→ Dataset content

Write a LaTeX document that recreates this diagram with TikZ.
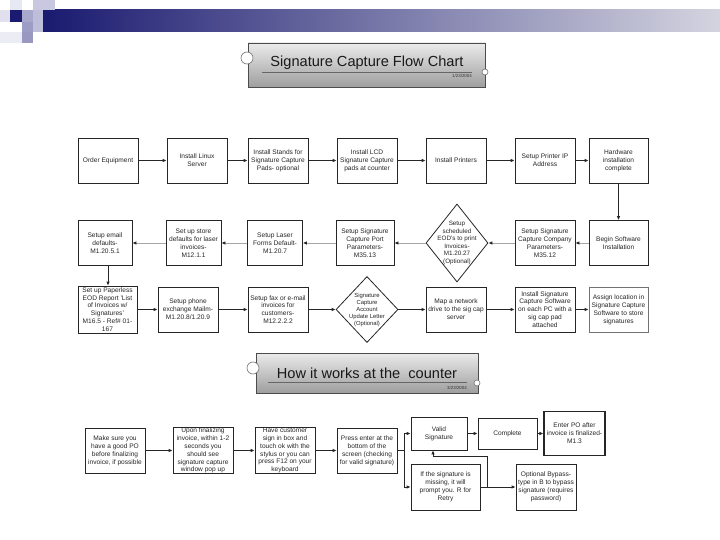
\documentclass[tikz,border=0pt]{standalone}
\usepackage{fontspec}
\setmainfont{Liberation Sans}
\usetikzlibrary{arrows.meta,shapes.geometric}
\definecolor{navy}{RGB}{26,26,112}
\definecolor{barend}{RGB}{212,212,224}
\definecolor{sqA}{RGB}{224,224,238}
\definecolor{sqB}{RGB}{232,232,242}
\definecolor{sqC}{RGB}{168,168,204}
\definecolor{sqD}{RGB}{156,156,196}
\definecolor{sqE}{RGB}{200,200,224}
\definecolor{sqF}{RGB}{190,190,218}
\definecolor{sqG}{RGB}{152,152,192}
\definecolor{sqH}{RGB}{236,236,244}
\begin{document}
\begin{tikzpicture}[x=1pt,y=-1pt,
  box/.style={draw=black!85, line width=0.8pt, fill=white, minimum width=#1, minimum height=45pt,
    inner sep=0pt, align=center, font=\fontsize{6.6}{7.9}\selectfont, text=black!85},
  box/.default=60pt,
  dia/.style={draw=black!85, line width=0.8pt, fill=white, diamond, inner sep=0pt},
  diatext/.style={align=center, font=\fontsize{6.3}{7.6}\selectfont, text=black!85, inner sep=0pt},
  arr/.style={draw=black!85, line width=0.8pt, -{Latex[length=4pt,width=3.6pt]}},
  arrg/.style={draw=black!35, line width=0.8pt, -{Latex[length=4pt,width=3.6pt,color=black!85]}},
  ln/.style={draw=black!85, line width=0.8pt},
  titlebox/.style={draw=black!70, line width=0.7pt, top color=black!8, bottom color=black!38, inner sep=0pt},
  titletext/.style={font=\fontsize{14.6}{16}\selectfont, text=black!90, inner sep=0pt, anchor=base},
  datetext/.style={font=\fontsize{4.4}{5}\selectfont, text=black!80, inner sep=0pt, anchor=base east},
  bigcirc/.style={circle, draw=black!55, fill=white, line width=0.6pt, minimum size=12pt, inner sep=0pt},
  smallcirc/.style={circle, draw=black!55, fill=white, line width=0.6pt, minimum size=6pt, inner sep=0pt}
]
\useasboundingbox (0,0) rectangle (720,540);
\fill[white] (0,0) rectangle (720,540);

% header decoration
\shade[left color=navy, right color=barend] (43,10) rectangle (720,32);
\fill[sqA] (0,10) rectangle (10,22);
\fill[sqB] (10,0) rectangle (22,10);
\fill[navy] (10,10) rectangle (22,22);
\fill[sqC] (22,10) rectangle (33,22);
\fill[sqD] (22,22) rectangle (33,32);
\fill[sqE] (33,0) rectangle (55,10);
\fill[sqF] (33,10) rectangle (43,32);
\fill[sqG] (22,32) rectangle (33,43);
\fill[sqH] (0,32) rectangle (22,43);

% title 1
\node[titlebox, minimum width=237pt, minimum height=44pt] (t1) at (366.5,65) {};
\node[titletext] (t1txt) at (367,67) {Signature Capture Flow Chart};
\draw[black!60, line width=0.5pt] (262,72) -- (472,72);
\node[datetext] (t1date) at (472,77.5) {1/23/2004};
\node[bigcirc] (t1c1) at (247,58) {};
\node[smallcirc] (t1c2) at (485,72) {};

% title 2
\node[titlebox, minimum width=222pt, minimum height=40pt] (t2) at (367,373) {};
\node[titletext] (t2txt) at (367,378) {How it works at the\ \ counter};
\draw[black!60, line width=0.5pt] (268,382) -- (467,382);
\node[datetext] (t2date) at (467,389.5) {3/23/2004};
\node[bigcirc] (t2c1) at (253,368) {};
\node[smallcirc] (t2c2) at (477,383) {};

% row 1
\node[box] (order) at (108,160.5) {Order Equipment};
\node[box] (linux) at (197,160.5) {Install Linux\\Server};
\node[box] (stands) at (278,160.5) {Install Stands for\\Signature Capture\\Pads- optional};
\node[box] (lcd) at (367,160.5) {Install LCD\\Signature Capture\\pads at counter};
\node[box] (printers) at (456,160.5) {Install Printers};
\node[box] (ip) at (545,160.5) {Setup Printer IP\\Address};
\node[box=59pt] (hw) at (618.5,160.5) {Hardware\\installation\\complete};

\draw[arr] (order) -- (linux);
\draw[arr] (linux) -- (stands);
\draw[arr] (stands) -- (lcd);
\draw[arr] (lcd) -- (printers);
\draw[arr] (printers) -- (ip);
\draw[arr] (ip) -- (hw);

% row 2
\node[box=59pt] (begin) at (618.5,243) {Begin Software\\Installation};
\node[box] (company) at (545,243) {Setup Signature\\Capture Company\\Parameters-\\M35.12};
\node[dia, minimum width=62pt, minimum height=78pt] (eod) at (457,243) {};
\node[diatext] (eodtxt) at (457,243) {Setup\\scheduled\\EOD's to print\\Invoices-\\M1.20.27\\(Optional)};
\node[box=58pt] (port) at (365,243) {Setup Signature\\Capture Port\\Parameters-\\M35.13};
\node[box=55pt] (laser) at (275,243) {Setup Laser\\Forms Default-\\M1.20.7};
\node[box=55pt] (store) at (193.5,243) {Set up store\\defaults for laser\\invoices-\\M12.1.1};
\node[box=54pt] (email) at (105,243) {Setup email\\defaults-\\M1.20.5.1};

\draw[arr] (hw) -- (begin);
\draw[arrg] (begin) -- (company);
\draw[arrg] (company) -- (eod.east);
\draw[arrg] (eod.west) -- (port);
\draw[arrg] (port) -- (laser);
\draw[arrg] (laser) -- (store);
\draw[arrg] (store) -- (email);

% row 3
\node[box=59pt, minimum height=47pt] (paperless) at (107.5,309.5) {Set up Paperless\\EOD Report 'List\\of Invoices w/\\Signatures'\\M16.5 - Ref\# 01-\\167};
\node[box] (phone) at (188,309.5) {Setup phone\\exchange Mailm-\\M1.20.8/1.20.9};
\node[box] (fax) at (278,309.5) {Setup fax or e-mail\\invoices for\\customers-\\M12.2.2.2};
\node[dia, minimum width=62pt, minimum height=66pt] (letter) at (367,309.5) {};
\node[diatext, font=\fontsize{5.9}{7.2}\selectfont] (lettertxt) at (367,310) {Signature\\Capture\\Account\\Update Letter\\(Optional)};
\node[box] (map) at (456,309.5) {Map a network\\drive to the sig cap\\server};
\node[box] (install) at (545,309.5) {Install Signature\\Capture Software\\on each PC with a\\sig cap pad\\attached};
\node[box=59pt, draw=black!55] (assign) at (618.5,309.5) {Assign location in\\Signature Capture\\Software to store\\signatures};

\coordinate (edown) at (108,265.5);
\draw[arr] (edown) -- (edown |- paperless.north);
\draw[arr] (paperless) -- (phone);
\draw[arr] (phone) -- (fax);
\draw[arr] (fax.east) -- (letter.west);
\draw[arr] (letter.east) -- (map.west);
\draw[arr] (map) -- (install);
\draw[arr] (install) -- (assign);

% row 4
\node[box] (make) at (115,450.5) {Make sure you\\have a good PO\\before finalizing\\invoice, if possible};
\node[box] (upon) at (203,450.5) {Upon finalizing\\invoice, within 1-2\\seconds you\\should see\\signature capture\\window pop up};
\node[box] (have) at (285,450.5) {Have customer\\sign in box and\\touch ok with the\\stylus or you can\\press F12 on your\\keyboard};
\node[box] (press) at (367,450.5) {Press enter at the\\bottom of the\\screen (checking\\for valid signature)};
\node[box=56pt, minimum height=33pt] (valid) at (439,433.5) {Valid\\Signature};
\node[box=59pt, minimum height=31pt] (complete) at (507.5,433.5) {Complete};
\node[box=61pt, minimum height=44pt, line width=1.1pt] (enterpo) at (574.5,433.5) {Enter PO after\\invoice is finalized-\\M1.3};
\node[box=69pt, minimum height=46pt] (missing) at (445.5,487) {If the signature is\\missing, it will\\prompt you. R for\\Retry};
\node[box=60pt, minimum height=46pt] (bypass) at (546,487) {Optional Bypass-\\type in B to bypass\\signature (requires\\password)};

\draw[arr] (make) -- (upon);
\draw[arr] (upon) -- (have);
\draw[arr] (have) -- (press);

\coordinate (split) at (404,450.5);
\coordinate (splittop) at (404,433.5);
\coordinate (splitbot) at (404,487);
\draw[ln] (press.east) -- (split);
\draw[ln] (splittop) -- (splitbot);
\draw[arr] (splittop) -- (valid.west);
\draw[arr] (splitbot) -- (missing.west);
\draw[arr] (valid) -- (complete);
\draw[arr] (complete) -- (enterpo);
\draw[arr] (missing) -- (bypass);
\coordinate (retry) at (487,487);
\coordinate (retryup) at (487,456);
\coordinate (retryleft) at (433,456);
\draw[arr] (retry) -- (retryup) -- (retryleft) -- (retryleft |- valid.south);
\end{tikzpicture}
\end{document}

→ Directive
Repeat only the lines from the beginning of the material through the line containing "(0,32) rectangle (22,43);", both ends kept, leaving pictures out.

→ Exercise solution
Write a LaTeX document that recreates this diagram with TikZ.
\documentclass[tikz,border=0pt]{standalone}
\usepackage{fontspec}
\setmainfont{Liberation Sans}
\usetikzlibrary{arrows.meta,shapes.geometric}
\definecolor{navy}{RGB}{26,26,112}
\definecolor{barend}{RGB}{212,212,224}
\definecolor{sqA}{RGB}{224,224,238}
\definecolor{sqB}{RGB}{232,232,242}
\definecolor{sqC}{RGB}{168,168,204}
\definecolor{sqD}{RGB}{156,156,196}
\definecolor{sqE}{RGB}{200,200,224}
\definecolor{sqF}{RGB}{190,190,218}
\definecolor{sqG}{RGB}{152,152,192}
\definecolor{sqH}{RGB}{236,236,244}
\begin{document}
\begin{tikzpicture}[x=1pt,y=-1pt,
  box/.style={draw=black!85, line width=0.8pt, fill=white, minimum width=#1, minimum height=45pt,
    inner sep=0pt, align=center, font=\fontsize{6.6}{7.9}\selectfont, text=black!85},
  box/.default=60pt,
  dia/.style={draw=black!85, line width=0.8pt, fill=white, diamond, inner sep=0pt},
  diatext/.style={align=center, font=\fontsize{6.3}{7.6}\selectfont, text=black!85, inner sep=0pt},
  arr/.style={draw=black!85, line width=0.8pt, -{Latex[length=4pt,width=3.6pt]}},
  arrg/.style={draw=black!35, line width=0.8pt, -{Latex[length=4pt,width=3.6pt,color=black!85]}},
  ln/.style={draw=black!85, line width=0.8pt},
  titlebox/.style={draw=black!70, line width=0.7pt, top color=black!8, bottom color=black!38, inner sep=0pt},
  titletext/.style={font=\fontsize{14.6}{16}\selectfont, text=black!90, inner sep=0pt, anchor=base},
  datetext/.style={font=\fontsize{4.4}{5}\selectfont, text=black!80, inner sep=0pt, anchor=base east},
  bigcirc/.style={circle, draw=black!55, fill=white, line width=0.6pt, minimum size=12pt, inner sep=0pt},
  smallcirc/.style={circle, draw=black!55, fill=white, line width=0.6pt, minimum size=6pt, inner sep=0pt}
]
\useasboundingbox (0,0) rectangle (720,540);
\fill[white] (0,0) rectangle (720,540);

% header decoration
\shade[left color=navy, right color=barend] (43,10) rectangle (720,32);
\fill[sqA] (0,10) rectangle (10,22);
\fill[sqB] (10,0) rectangle (22,10);
\fill[navy] (10,10) rectangle (22,22);
\fill[sqC] (22,10) rectangle (33,22);
\fill[sqD] (22,22) rectangle (33,32);
\fill[sqE] (33,0) rectangle (55,10);
\fill[sqF] (33,10) rectangle (43,32);
\fill[sqG] (22,32) rectangle (33,43);
\fill[sqH] (0,32) rectangle (22,43);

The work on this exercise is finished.